When trojans invade the PC kingdom
Today has not gone the way I envisioned it, not by a long shot. It started innocently enough with me grabbing the Fujitsu P1620 out of the dock to get some work done in slate mode while watching the morning news. It went downhill quickly from there. The first thing I was confronted with was a dialog box from OneCare that told me it had detected a trojan on my system. A trojan is one of those malware programs that invades your system by looking like something else and then sets about doing untold harm to your Windows box. Fortunately for me I had OneCare duly protecting my system and it spotted the trojan right away. I have no idea how it got into my system as I am very careful about things like that but if it’s clever enough I guess it can get in anyway. I am happy with the way OneCare protects my systems and much more so now that it’s stopped this trojan in its tracks.
OneCare asked me if I wanted to clean the trojan off my system and I of course said yes. I neglected to write down exactly what trojan it had detected but no matter. OneCare proceeded to clean the offender off my system, a process that took about 10 minutes. It must have invaded quite a bit of territory in my PC kingdom. When the cleansing was comnplete OneCare restarted the Fuji and that’s when the fun times started.
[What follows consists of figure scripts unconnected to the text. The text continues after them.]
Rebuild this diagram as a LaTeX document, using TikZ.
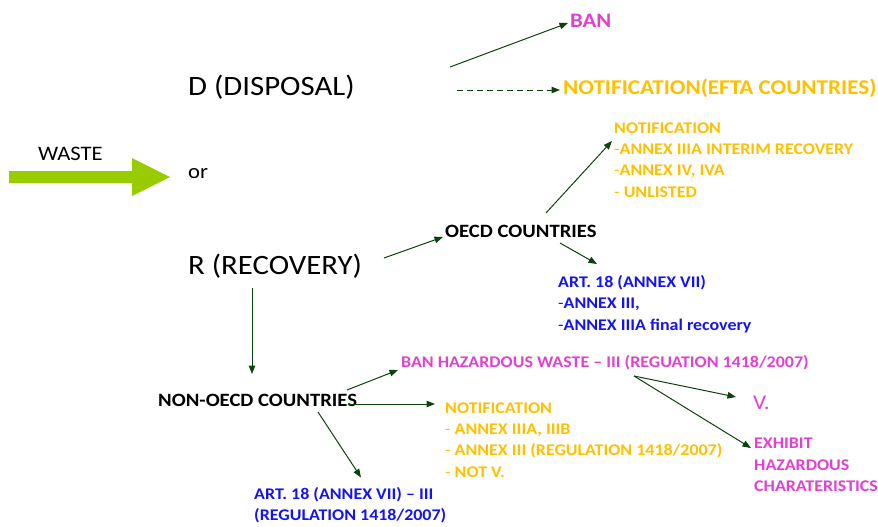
\documentclass[tikz,border=0pt]{standalone}
\usepackage{fontspec}
\setmainfont{Carlito}[FakeStretch=1.1]
\usetikzlibrary{positioning, arrows.meta}

\definecolor{arrgreen}{RGB}{12,66,12}
\definecolor{banpink}{RGB}{226,64,208}
\definecolor{notiforange}{RGB}{255,192,0}
\definecolor{artblue}{RGB}{20,20,240}
\definecolor{wastegreen}{RGB}{153,204,0}

\tikzset{
  arr/.style={draw=arrgreen, line width=1pt, -{Triangle[length=8.5pt,width=6.5pt]}},
  lbl/.style={inner sep=0pt, anchor=west, align=left},
  bigtxt/.style={lbl, font=\fontsize{28}{28}\selectfont},
  headtxt/.style={lbl, font=\fontsize{18.8}{18.8}\selectfont\bfseries},
  smalltxt/.style={lbl, font=\fontsize{16.3}{21.3}\selectfont\bfseries},
}

\begin{document}
\begin{tikzpicture}[x=1pt, y=-1pt]
    \useasboundingbox (0,0) rectangle (878,527);

    % the waste arrow
    \fill[wastegreen] (9,171) -- (132,171) -- (132,158) -- (170,177)
        -- (132,196) -- (132,183) -- (9,183) -- cycle;
    \node[lbl, font=\fontsize{20.6}{20.6}\selectfont] (waste) at (38,154) {WASTE};
    \node[lbl, font=\fontsize{20.6}{20.6}\selectfont] (or) at (188,174) {or};

    % disposal branch
    \node[bigtxt] (disp) at (188,87) {D (DISPOSAL)};
    \node[lbl, font=\fontsize{20.6}{20.6}\selectfont\bfseries, text=banpink] (ban) at (570,21) {BAN};
    \node[lbl, font=\fontsize{21}{21}\selectfont\bfseries, text=notiforange] (efta) at (563,88) {NOTIFICATION(EFTA COUNTRIES)};

    \coordinate (dispup) at (450,67);
    \coordinate (dispright) at (457,90);
    \draw[arr] (dispup) -- ([shift={(-2,2)}]ban.west);
    \draw[arr, dash pattern=on 6pt off 4pt] (dispright) -- ([xshift=-3pt]efta.west |- dispright);

    % recovery branch
    \node[bigtxt] (rec) at (188,266) {R (RECOVERY)};
    \node[headtxt] (oecd) at (445,231) {OECD COUNTRIES};
    \node[smalltxt, text=notiforange] (oecdnotif) at (614,160)
        {NOTIFICATION\\\textmd{-}ANNEX IIIA INTERIM RECOVERY\\\textmd{-}ANNEX IV, IVA\\\textmd{-} UNLISTED};
    \node[smalltxt, text=artblue] (oecdart) at (558,304)
        {ART. 18 (ANNEX VII)\\\textmd{-}ANNEX III,\\\textmd{-}ANNEX IIIA final recovery};

    \coordinate (recout) at (384,258);
    \coordinate (oecdup) at (546,213);
    \coordinate (oecddown) at (560,243);
    \draw[arr] (recout) -- ([shift={(-2,6)}]oecd.west);
    \draw[arr] (oecdup) -- ([shift={(-2,-19)}]oecdnotif.west);
    \draw[arr] (oecddown) -- ([shift={(39,-40)}]oecdart.west);

    % non-oecd countries
    \node[headtxt] (nonoecd) at (158,400) {NON-OECD COUNTRIES};
    \node[smalltxt, text=banpink] (banhaz) at (401,363)
        {BAN HAZARDOUS WASTE -- III (REGUATION 1418/2007)};
    \node[smalltxt, text=notiforange] (nonnotif) at (445,440)
        {NOTIFICATION\\\textmd{-} ANNEX IIIA, IIIB\\\textmd{-} ANNEX III (REGULATION 1418/2007)\\\textmd{-} NOT V.};
    \node[smalltxt, text=artblue] (nonart) at (254,505.5)
        {ART. 18 (ANNEX VII) -- III\\(REGULATION 1418/2007)};
    \node[lbl, font=\fontsize{21}{21}\selectfont, text=banpink] (vee) at (753,403) {V.};
    \node[smalltxt, text=banpink] (exhibit) at (754,465)
        {EXHIBIT\\HAZARDOUS\\CHARATERISTICS};

    \coordinate (recdown) at (252,288);
    \coordinate (nonup) at (347,390);
    \coordinate (nonright) at (348,404);
    \coordinate (nondown) at (318,412);
    \coordinate (banfork) at (634,376);
    \draw[arr] (recdown) -- ([yshift=26pt]recdown |- nonoecd.center);
    \draw[arr] (nonup) -- ([shift={(-3,7)}]banhaz.west);
    \draw[arr] (nonright) -- ([xshift=-10pt]nonnotif.west |- nonright);
    \draw[arr] (nondown) -- ([shift={(107,-28)}]nonart.west);
    \draw[arr] (banfork) -- ([shift={(-17,-6)}]vee.west);
    \draw[arr] (banfork) -- ([shift={(-3,-17)}]exhibit.west);

  \end{tikzpicture}
\end{document}
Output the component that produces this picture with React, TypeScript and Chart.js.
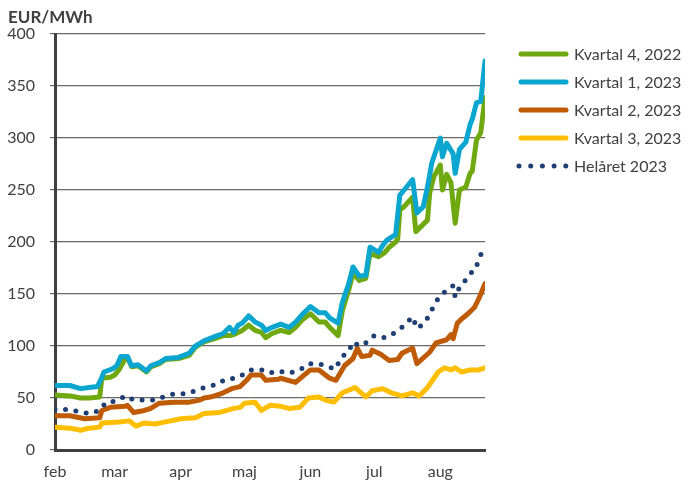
import React, { useEffect, useRef } from 'react';
import { Chart, registerables } from 'chart.js';

Chart.register(...registerables);

// x = days since 1 Feb
const monthLabels = ['feb', 'mar', 'apr', 'maj', 'jun', 'jul', 'aug'];
const monthStartDays = [0, 28, 59, 89, 120, 150, 181];
const yTickValues = [0, 50, 100, 150, 200, 250, 300, 350, 400];
const yUnitLabel = 'EUR/MWh';

const seriesLabels = ['Kvartal 4, 2022', 'Kvartal 1, 2023', 'Kvartal 2, 2023', 'Kvartal 3, 2023', 'Helåret 2023'];

const q4_2022: [number, number][] = [
  [0, 53], [7, 52], [12, 50], [16, 50], [21, 51], [22, 69], [26, 70], [28, 72], [30, 77], [33, 88], [34, 89],
  [36, 80], [39, 81], [43, 75], [45, 80], [49, 83], [52, 87], [58, 88], [63, 91], [66, 99], [70, 104], [75, 107],
  [79, 110], [82, 110], [84, 111], [86, 113], [88, 115], [91, 120], [94, 115], [97, 113], [99, 108], [102, 112],
  [106, 115], [110, 113], [113, 118], [116, 125], [120, 131], [124, 123], [127, 123], [129, 118], [133, 110],
  [135, 134], [138, 154], [140, 170], [143, 163], [146, 165], [148, 189], [152, 186], [155, 190], [157, 195],
  [160, 200], [161, 203], [162, 231], [164, 234], [168, 243], [169.5, 210], [172, 215], [175, 221], [176, 247],
  [178, 263], [181, 274], [182, 250], [184, 265], [186, 257], [188, 218], [190, 250], [193, 253], [195, 266],
  [196, 268], [198, 298], [200, 305], [202, 339],
];

const q1_2023: [number, number][] = [
  [0, 62], [7, 62], [12, 59], [16, 60], [20, 61], [22, 70], [23, 75], [27, 78], [29, 81], [31, 90], [34, 90],
  [36, 81], [39, 82], [43, 76], [45, 81], [49, 84], [52, 88], [58, 89], [63, 93], [66, 100], [70, 105], [75, 109],
  [79, 112], [82, 118], [84, 113], [86, 120], [88, 122], [91, 129], [94, 123], [97, 120], [99, 115], [102, 118],
  [106, 121], [110, 118], [113, 123], [116, 130], [120, 138], [124, 132], [127, 132], [129, 127], [133, 122],
  [135, 142], [138, 160], [140, 176], [143, 167], [146, 168], [148, 195], [152, 190], [154, 197], [156, 202],
  [160, 207], [162, 245], [164, 250], [168, 260], [170, 228], [173, 234], [175, 253], [177, 276], [181, 300],
  [182, 282], [184, 295], [187, 285], [188, 266], [190, 289], [193, 296], [195, 313], [196, 318], [198, 334],
  [200, 335], [202, 374],
];

const q2_2023: [number, number][] = [
  [0, 33], [7, 33], [14, 30], [21, 31], [22, 38], [26, 41], [33, 42], [34, 43], [37, 36], [42, 38], [45, 40],
  [49, 45], [56, 46], [63, 46], [68, 48], [70, 50], [73, 51], [75, 52], [79, 55], [83, 59], [87, 61], [90, 67],
  [92, 72], [97, 72], [99, 67], [105, 68], [106, 69], [113, 65], [117, 72], [120, 77], [124, 77], [129, 69],
  [132, 67], [136, 81], [140, 88], [142, 98], [144, 90], [148, 91], [149, 96], [153, 92], [157, 86], [161, 87],
  [163, 93], [168, 98], [170, 83], [176, 94], [179, 103], [184, 106], [186, 111], [187, 107], [189, 122],
  [191, 126], [194, 131], [197, 137], [199, 145], [202, 160],
];

const q3_2023: [number, number][] = [
  [0, 22], [7, 21], [12, 19], [16, 21], [21, 22], [22, 26], [30, 27], [35, 28], [38, 23], [42, 26], [47, 25],
  [52, 27], [59, 30], [66, 31], [70, 35], [77, 36], [84, 40], [87, 41], [89, 45], [94, 46], [97, 38], [101, 43],
  [106, 42], [110, 40], [115, 41], [119, 50], [124, 51], [127, 48], [131, 46], [135, 55], [141, 60], [146, 51],
  [149, 57], [154, 59], [158, 55], [163, 52], [168, 55], [171, 52], [175, 60], [180, 75], [183, 79], [186, 77],
  [188, 79], [191, 75], [195, 77], [199, 77], [202, 79],
];

const year_2023: [number, number][] = [
  [0, 39], [6, 39], [11, 37], [16, 35], [21, 38], [24, 46], [29, 47], [33, 52], [37, 48], [42, 48], [47, 48],
  [52, 52], [56, 54], [62, 54], [66, 57], [70, 60], [76, 63], [80, 68], [85, 69], [89, 73], [92, 77], [97, 77],
  [101, 74], [105, 76], [110, 74], [115, 77], [119, 83], [124, 83], [128, 80], [132, 78], [134, 88], [138, 95],
  [140, 104], [143, 100], [147, 104], [150, 110], [155, 108], [159, 112], [163, 118], [166, 124], [168, 128],
  [170, 117], [173, 121], [176, 130], [178, 139], [181, 149], [184, 153], [187, 158], [188, 147], [189, 153],
  [192, 161], [195, 170], [197, 172], [199, 182], [201, 193],
];

const seriesData = [q4_2022, q1_2023, q2_2023, q3_2023, year_2023];
const seriesColors = ['#6FA80F', '#0AA6CF', '#BF5A05', '#FFBF00', '#1F3F74'];

const FONT = 'Lato, "Open Sans", sans-serif';
const TEXT = '#404040';

const legendPlugin = {
  id: 'customLegendAndUnit',
  afterDraw(chart: any) {
    const ctx = chart.ctx as CanvasRenderingContext2D;
    ctx.save();
    chart.data.datasets.forEach((ds: any, i: number) => {
      const y = 54 + i * 28;
      ctx.strokeStyle = ds.borderColor;
      ctx.lineWidth = 5;
      ctx.lineCap = 'round';
      ctx.setLineDash(ds.borderDash ? [0, 11.7] : []);
      ctx.beginPath();
      ctx.moveTo(ds.borderDash ? 519 : 521, y);
      ctx.lineTo(566, y);
      ctx.stroke();
      ctx.setLineDash([]);
      ctx.fillStyle = TEXT;
      ctx.font = `16px ${FONT}`;
      ctx.textBaseline = 'middle';
      ctx.textAlign = 'left';
      ctx.fillText(ds.label, 574, y + 1);
    });
    ctx.font = `bold 17px ${FONT}`;
    ctx.fillStyle = TEXT;
    ctx.textBaseline = 'middle';
    ctx.textAlign = 'left';
    ctx.fillText(yUnitLabel, 8, 18);
    ctx.restore();
  },
};

export default function App() {
  const ref = useRef<HTMLCanvasElement | null>(null);

  useEffect(() => {
    document.body.style.margin = '0';
    const canvas = ref.current;
    if (!canvas) return;
    const datasets = seriesData.map((d, i) => ({
      label: seriesLabels[i],
      data: d.map(([x, y]) => ({ x, y })),
      borderColor: seriesColors[i],
      backgroundColor: seriesColors[i],
      borderWidth: 5,
      borderDash: i === 4 ? [0, 10.5] : undefined,
      borderCapStyle: 'round' as const,
      borderJoinStyle: 'round' as const,
      pointRadius: 0,
      tension: 0,
      fill: false,
      order: 5 - i,
    }));
    const chart = new Chart(canvas, {
      type: 'line',
      data: { datasets },
      plugins: [legendPlugin],
      options: {
        animation: false,
        responsive: false,
        events: [],
        layout: { padding: { top: 34, right: 204, bottom: 0, left: 0 } },
        plugins: { legend: { display: false }, tooltip: { enabled: false }, title: { display: false } },
        scales: {
          x: {
            type: 'linear',
            min: 0,
            max: 202,
            afterBuildTicks: (s: any) => {
              s.ticks = monthStartDays.map((v) => ({ value: v }));
            },
            afterFit: (s: any) => {
              s.height = 32;
              s.paddingLeft = 0;
              s.paddingRight = 0;
            },
            ticks: {
              autoSkip: false,
              maxRotation: 0,
              color: TEXT,
              font: { family: FONT, size: 16 },
              padding: 12,
              callback: (v: any) => {
                const idx = monthStartDays.indexOf(Number(v));
                return idx >= 0 ? monthLabels[idx] : '';
              },
            },
            grid: { display: false, drawTicks: false },
            border: { display: true, color: '#404040', width: 3 },
          },
          y: {
            min: 0,
            max: 400,
            afterBuildTicks: (s: any) => {
              s.ticks = yTickValues.map((v) => ({ value: v }));
            },
            afterFit: (s: any) => {
              s.width = 55;
              s.paddingTop = 0;
              s.paddingBottom = 0;
            },
            ticks: { color: TEXT, font: { family: FONT, size: 16 }, padding: 15 },
            grid: { color: '#6a6a6a', lineWidth: 1.2, tickLength: 5, drawTicks: true },
            border: { display: true, color: '#404040', width: 3 },
          },
        },
      },
    });
    return () => chart.destroy();
  }, []);

  return (
    <div style={{ width: 689, height: 482 }}>
      <canvas ref={ref} width={689} height={482} style={{ display: 'block' }} />
    </div>
  );
}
The Fujitsu restarted and in the bootup process an error dialog box appeared telling me that the Fujitsu Menu program couldn’t find its XML database to populate the button bar. The Fujitsu Menu utility is the nice button bar that is invoked by pressing the Fn button on the screen bezel twice after which it gives a nice button bar with user configurable options on it that are easily pressed by the fingertip. It provides functions like access to the Mobility Center, screen rotation, display settings and the like. It wasn’t kidding that the XML database was now gone as when I invoked the Menu utility this confronted me:

Yep, the buttons were all there but none of them were set to do anything. This wasn’t a big problem as the Edit button you see makes it a breeze to set the buttons to do anything I want and I quickly did that:

This wasn’t to be the only thing affected by the Trojan cleanup however as I started getting error messages for several of the Fujitsu utilities that run during startup. I ended up removing and reinstalling all of them, Fujitsu Button utility, system extensions and the lot. Everything is now back to normal with the exception of the Fujitsu Set State that gives an error at boot time. I can’t see anything that is not working though so I’ll leave that be for now as the system is running OK. It just goes to show you how malware can be a show-stopper even when your system is adequately protected. There is no telling what would have happened had OneCare not intercepted this bad boy. I also have to give kudos to Fujitsu for making all of these special utilities and drivers available through their support web site. It was very simple to download and reinstall them without having to rebuild the entire system.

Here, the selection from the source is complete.